##### THE DATA #####

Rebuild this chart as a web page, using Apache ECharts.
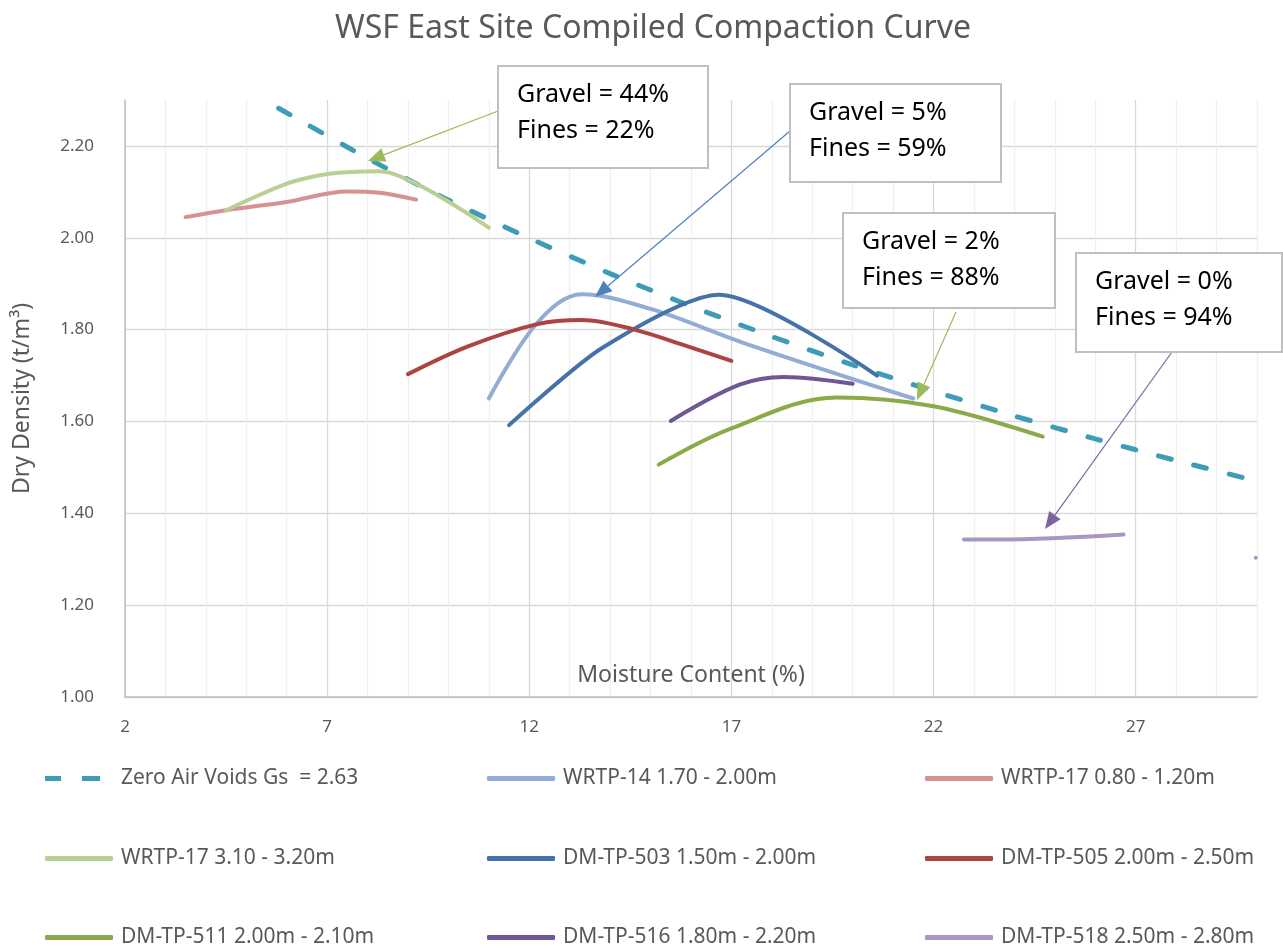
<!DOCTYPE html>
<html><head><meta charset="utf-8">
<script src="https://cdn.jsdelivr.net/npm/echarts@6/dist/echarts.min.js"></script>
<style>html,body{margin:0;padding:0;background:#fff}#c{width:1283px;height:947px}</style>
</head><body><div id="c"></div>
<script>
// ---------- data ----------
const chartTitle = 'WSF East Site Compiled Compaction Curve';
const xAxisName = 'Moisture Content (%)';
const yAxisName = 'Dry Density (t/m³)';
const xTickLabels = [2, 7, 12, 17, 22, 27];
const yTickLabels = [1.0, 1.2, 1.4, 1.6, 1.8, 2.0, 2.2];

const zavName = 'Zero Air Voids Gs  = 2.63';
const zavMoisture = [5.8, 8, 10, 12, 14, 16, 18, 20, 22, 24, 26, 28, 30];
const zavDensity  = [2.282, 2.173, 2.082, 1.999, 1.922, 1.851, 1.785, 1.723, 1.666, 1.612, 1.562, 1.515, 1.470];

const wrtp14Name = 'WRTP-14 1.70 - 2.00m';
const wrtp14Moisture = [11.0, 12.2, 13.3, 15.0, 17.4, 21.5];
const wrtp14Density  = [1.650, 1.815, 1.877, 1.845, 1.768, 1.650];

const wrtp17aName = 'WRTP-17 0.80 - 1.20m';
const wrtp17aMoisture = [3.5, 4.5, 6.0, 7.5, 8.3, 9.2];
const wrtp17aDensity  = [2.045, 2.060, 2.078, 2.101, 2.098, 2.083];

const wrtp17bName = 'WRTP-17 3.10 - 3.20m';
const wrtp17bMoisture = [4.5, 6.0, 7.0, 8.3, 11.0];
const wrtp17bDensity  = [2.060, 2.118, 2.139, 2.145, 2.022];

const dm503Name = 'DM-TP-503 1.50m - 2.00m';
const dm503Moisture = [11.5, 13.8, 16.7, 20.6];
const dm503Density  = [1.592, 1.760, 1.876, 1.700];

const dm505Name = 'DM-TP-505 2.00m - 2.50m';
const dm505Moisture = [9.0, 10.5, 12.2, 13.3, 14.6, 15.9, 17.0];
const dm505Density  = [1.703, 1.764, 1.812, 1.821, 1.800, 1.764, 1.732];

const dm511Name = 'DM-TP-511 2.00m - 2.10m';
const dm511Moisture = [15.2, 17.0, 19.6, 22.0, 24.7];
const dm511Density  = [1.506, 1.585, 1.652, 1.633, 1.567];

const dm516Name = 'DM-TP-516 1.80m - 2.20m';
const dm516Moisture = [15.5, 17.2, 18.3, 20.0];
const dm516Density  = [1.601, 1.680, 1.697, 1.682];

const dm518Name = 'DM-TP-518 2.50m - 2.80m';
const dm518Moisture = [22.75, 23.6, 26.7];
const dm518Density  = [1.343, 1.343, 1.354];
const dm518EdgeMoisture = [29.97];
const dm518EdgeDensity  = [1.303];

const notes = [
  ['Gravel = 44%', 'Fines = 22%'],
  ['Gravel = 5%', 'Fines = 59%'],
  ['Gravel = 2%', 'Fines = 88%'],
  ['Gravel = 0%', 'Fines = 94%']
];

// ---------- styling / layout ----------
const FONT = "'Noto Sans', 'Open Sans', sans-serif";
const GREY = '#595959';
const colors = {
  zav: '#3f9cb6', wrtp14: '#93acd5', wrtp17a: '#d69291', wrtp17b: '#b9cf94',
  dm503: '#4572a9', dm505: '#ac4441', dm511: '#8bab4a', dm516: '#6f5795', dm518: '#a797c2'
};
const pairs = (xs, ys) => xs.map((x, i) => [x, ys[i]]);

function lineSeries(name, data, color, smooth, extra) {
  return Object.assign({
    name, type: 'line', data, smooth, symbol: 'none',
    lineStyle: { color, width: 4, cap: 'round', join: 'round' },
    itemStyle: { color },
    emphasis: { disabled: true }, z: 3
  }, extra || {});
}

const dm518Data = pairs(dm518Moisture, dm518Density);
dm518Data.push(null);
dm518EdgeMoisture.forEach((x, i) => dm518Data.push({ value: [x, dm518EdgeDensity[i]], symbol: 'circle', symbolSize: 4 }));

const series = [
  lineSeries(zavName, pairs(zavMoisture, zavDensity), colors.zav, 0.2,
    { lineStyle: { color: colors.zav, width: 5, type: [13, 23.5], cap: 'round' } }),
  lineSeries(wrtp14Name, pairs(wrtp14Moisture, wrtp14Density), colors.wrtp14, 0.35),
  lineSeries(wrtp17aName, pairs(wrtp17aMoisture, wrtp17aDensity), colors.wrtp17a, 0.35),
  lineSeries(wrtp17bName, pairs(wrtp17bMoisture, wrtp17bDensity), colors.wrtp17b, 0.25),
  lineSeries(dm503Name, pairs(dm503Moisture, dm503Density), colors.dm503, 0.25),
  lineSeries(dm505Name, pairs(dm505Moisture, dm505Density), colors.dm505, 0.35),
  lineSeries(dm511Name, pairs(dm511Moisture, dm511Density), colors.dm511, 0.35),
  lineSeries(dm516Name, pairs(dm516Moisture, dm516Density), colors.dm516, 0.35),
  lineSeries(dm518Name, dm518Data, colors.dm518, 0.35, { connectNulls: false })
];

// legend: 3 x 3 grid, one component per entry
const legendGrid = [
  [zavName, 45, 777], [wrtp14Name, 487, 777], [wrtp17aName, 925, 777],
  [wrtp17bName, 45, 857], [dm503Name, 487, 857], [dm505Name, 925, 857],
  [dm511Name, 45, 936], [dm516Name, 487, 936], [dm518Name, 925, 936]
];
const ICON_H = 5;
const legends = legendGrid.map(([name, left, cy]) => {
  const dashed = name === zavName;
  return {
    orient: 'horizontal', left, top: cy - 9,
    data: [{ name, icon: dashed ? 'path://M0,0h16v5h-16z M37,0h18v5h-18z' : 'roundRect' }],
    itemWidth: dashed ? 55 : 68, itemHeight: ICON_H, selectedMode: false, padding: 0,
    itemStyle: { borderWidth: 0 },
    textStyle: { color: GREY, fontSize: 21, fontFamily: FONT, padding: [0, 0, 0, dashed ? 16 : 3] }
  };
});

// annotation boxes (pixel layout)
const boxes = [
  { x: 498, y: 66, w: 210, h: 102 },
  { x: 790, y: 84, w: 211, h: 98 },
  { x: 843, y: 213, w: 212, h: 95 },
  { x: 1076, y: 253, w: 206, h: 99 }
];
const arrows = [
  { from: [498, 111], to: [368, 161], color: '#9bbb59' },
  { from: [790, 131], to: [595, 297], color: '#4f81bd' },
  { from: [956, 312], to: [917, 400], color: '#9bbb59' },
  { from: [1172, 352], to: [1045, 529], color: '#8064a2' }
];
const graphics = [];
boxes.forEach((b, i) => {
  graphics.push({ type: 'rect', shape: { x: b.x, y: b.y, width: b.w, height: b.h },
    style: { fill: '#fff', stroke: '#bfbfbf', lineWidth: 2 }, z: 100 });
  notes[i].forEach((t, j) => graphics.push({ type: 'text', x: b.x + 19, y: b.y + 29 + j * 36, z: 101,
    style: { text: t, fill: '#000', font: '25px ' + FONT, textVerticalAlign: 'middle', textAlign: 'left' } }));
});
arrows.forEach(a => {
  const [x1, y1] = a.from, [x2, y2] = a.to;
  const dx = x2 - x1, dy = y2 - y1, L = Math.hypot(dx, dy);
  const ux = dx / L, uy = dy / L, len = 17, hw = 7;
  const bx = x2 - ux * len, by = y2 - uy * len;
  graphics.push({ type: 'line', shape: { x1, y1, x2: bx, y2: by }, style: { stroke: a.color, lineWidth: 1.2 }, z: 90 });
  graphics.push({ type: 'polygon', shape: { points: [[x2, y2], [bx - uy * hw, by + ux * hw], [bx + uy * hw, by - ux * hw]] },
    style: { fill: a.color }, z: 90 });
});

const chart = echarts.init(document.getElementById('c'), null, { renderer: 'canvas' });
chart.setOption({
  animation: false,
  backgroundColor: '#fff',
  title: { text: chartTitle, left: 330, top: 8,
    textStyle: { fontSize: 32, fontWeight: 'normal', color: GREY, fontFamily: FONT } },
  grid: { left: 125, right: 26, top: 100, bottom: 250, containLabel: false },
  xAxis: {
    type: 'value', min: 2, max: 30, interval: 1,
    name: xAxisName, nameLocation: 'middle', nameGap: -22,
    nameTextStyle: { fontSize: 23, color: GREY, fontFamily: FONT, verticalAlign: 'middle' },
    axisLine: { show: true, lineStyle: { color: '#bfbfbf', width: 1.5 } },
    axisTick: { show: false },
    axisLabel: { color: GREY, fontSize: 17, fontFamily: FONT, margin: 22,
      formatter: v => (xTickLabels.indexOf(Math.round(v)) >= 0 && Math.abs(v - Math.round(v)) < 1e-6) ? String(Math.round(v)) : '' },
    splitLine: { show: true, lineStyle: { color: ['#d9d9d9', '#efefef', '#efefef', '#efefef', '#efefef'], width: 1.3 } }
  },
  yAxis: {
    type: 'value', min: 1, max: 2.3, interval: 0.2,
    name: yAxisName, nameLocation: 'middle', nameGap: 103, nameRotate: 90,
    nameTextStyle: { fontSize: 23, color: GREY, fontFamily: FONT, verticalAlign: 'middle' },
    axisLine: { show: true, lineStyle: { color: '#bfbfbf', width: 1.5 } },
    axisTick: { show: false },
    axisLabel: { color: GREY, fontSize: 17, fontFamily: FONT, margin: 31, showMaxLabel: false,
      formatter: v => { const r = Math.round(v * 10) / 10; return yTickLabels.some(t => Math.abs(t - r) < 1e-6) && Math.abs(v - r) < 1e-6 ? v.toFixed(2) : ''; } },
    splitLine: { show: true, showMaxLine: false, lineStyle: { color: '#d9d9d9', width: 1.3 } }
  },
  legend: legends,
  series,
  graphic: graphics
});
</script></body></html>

#####
##### THE DATA #####

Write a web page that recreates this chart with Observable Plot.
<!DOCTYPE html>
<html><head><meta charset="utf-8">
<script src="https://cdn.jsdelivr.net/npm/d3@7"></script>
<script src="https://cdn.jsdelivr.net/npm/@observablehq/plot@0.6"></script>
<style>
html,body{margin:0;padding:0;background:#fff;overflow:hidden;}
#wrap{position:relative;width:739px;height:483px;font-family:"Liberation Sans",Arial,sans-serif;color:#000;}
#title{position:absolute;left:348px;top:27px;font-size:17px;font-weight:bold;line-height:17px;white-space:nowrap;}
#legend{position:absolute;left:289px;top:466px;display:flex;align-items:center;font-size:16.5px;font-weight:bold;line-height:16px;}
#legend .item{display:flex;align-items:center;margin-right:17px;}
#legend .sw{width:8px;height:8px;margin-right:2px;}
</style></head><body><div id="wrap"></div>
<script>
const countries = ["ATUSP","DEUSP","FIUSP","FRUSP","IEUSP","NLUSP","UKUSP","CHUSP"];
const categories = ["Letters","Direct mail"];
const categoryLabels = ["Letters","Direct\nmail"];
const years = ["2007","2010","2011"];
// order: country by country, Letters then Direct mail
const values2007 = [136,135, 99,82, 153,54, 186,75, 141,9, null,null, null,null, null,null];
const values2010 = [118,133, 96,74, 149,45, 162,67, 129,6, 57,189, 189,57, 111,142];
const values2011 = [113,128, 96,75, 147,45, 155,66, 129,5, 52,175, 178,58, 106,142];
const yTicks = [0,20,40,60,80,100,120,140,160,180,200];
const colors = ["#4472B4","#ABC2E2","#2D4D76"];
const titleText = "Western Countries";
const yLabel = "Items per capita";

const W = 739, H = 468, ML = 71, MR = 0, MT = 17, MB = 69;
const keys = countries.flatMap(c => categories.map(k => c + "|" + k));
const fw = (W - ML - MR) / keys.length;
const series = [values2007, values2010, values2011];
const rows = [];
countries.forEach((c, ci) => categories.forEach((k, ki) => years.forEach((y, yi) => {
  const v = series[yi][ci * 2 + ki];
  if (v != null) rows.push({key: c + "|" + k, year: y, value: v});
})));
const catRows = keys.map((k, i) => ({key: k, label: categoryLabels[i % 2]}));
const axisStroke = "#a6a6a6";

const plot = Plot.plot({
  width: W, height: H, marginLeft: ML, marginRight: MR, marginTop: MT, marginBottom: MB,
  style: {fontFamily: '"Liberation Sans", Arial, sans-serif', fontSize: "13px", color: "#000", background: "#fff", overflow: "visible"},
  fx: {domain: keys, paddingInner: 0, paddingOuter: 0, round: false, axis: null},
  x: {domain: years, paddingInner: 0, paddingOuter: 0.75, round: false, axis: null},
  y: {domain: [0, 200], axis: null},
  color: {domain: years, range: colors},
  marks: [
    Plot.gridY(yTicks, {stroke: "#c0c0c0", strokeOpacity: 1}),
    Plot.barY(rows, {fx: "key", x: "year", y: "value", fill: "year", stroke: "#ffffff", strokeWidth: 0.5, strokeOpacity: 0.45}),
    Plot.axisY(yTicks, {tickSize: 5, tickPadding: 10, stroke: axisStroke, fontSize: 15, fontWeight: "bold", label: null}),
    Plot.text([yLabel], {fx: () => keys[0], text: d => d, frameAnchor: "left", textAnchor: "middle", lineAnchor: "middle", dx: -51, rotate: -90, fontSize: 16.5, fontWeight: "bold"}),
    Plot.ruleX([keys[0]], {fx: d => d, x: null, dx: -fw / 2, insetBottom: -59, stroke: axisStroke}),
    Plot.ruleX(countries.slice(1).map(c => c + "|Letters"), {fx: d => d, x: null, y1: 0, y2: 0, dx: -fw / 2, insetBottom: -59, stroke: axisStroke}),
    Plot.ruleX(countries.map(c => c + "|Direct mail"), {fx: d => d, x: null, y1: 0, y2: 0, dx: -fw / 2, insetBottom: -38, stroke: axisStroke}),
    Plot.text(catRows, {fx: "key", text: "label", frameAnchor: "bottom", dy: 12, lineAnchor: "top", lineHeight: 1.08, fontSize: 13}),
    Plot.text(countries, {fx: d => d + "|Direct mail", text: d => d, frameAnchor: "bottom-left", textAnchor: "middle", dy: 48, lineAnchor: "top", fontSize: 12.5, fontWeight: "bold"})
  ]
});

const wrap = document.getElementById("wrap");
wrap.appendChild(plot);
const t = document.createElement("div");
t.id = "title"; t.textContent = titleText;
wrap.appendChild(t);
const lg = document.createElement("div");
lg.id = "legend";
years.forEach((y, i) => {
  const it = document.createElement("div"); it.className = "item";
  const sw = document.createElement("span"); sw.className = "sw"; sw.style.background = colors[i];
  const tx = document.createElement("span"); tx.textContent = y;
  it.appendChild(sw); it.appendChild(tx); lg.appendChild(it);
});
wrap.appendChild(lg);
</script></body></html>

#####

WHAT YOU NEED TO DO: Pictures stay out: repeat exactly only the lines from the one with "Rebuild this chart" through the one with "1.800, 1.764, 1.732];".

RESPONSE FOR THIS EXERCISE:
Rebuild this chart as a web page, using Apache ECharts.
<!DOCTYPE html>
<html><head><meta charset="utf-8">
<script src="https://cdn.jsdelivr.net/npm/echarts@6/dist/echarts.min.js"></script>
<style>html,body{margin:0;padding:0;background:#fff}#c{width:1283px;height:947px}</style>
</head><body><div id="c"></div>
<script>
// ---------- data ----------
const chartTitle = 'WSF East Site Compiled Compaction Curve';
const xAxisName = 'Moisture Content (%)';
const yAxisName = 'Dry Density (t/m³)';
const xTickLabels = [2, 7, 12, 17, 22, 27];
const yTickLabels = [1.0, 1.2, 1.4, 1.6, 1.8, 2.0, 2.2];

const zavName = 'Zero Air Voids Gs  = 2.63';
const zavMoisture = [5.8, 8, 10, 12, 14, 16, 18, 20, 22, 24, 26, 28, 30];
const zavDensity  = [2.282, 2.173, 2.082, 1.999, 1.922, 1.851, 1.785, 1.723, 1.666, 1.612, 1.562, 1.515, 1.470];

const wrtp14Name = 'WRTP-14 1.70 - 2.00m';
const wrtp14Moisture = [11.0, 12.2, 13.3, 15.0, 17.4, 21.5];
const wrtp14Density  = [1.650, 1.815, 1.877, 1.845, 1.768, 1.650];

const wrtp17aName = 'WRTP-17 0.80 - 1.20m';
const wrtp17aMoisture = [3.5, 4.5, 6.0, 7.5, 8.3, 9.2];
const wrtp17aDensity  = [2.045, 2.060, 2.078, 2.101, 2.098, 2.083];

const wrtp17bName = 'WRTP-17 3.10 - 3.20m';
const wrtp17bMoisture = [4.5, 6.0, 7.0, 8.3, 11.0];
const wrtp17bDensity  = [2.060, 2.118, 2.139, 2.145, 2.022];

const dm503Name = 'DM-TP-503 1.50m - 2.00m';
const dm503Moisture = [11.5, 13.8, 16.7, 20.6];
const dm503Density  = [1.592, 1.760, 1.876, 1.700];

const dm505Name = 'DM-TP-505 2.00m - 2.50m';
const dm505Moisture = [9.0, 10.5, 12.2, 13.3, 14.6, 15.9, 17.0];
const dm505Density  = [1.703, 1.764, 1.812, 1.821, 1.800, 1.764, 1.732];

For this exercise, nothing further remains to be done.